▶ **What you should do**: Counting only lines that hold "matplotlib", give the total and nothing more.

▶ **Given data**:

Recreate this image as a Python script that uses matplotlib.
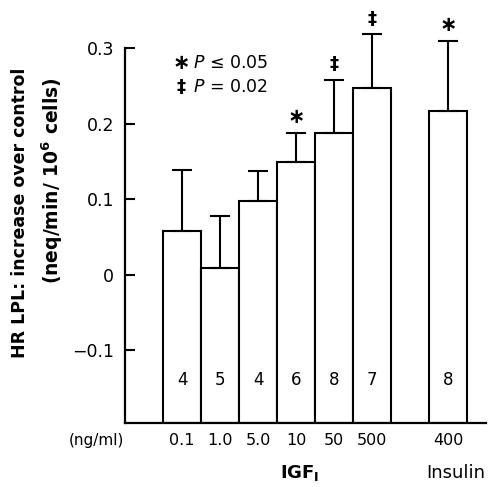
import matplotlib
matplotlib.use("Agg")
import matplotlib.pyplot as plt

plt.rcParams['font.family'] = ['DejaVu Sans']

# ---- data ----
doses = ["0.1", "1.0", "5.0", "10", "50", "500", "400"]
groups = ["IGF1"] * 6 + ["Insulin"]
values = [0.058, 0.009, 0.097, 0.149, 0.187, 0.247, 0.217]
errors = [0.080, 0.069, 0.040, 0.039, 0.071, 0.071, 0.092]
n_counts = ["4", "5", "4", "6", "8", "7", "8"]
signif = ["", "", "", "∗", "‡", "‡", "∗"]
yticks = [0.3, 0.2, 0.1, 0.0, -0.1]
ytick_labels = ["0.3", "0.2", "0.1", "0", "−0.1"]
positions = [0, 1, 2, 3, 4, 5, 7]

ymin, ymax = -0.196, 0.3

fig = plt.figure(figsize=(4.95, 4.87), dpi=100)
ax = fig.add_axes([125/495, 1-423/487, (486-125)/495, (423-48)/487])

heights = [v - ymin for v in values]
ax.bar(positions, heights, bottom=ymin, width=1.0, color="white",
       edgecolor="black", linewidth=1.5, zorder=2)
ax.errorbar(positions, values, yerr=[[0]*len(values), errors], fmt="none",
            ecolor="black", elinewidth=1.5, capsize=7, capthick=1.5,
            zorder=3, clip_on=False)

for p, v, e, s in zip(positions, values, errors, signif):
    if s:
        ax.text(p, v + e + 0.021, s, ha="center", va="center",
                fontsize=15 if s == "∗" else 13, fontweight="bold",
                clip_on=False)

for p, n in zip(positions, n_counts):
    ax.text(p, -0.139, n, ha="center", va="center", fontsize=12)

ax.set_xlim(-1.5, 8.0)
ax.set_ylim(ymin, ymax)
ax.spines["top"].set_visible(False)
ax.spines["right"].set_visible(False)
ax.spines["left"].set_linewidth(1.6)
ax.spines["bottom"].set_linewidth(1.6)
ax.set_yticks(yticks)
ax.set_yticklabels(ytick_labels, fontsize=12.5)
ax.tick_params(axis="y", direction="in", length=7, width=1.5, pad=8)
ax.set_xticks(positions)
ax.set_xticklabels(doses, fontsize=11.5)
ax.tick_params(axis="x", length=0, pad=7)

# legend text
ax.text(-0.03, 0.280, "∗", fontsize=15, fontweight="bold", ha="center", va="center")
ax.text(0.30, 0.280, r"$\it{P}$ ≤ 0.05", fontsize=12.5, ha="left", va="center")
ax.text(-0.03, 0.249, "‡", fontsize=13, fontweight="bold", ha="center", va="center")
ax.text(0.30, 0.249, r"$\it{P}$ = 0.02", fontsize=12.5, ha="left", va="center")

# x labels
fig.text(96/495, 1-440/487, "(ng/ml)", fontsize=11, ha="center", va="center")
fig.text(300/495, 1-473/487, r"IGF$_\mathregular{I}$", fontsize=13, fontweight="bold",
         ha="center", va="center")
fig.text(456/495, 1-473/487, "Insulin", fontsize=13, ha="center", va="center")

# y label
fig.text(20/495, 1-213/487, "HR LPL: increase over control", rotation=90,
         fontsize=12.5, fontweight="bold", ha="center", va="center")
fig.text(52/495, 1-181/487, r"(neq/min/ 10$^\mathregular{6}$ cells)", rotation=90,
         fontsize=13.5, fontweight="bold", ha="center", va="center")

fig.savefig("out.png", dpi=100)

▶ **Written response**: 4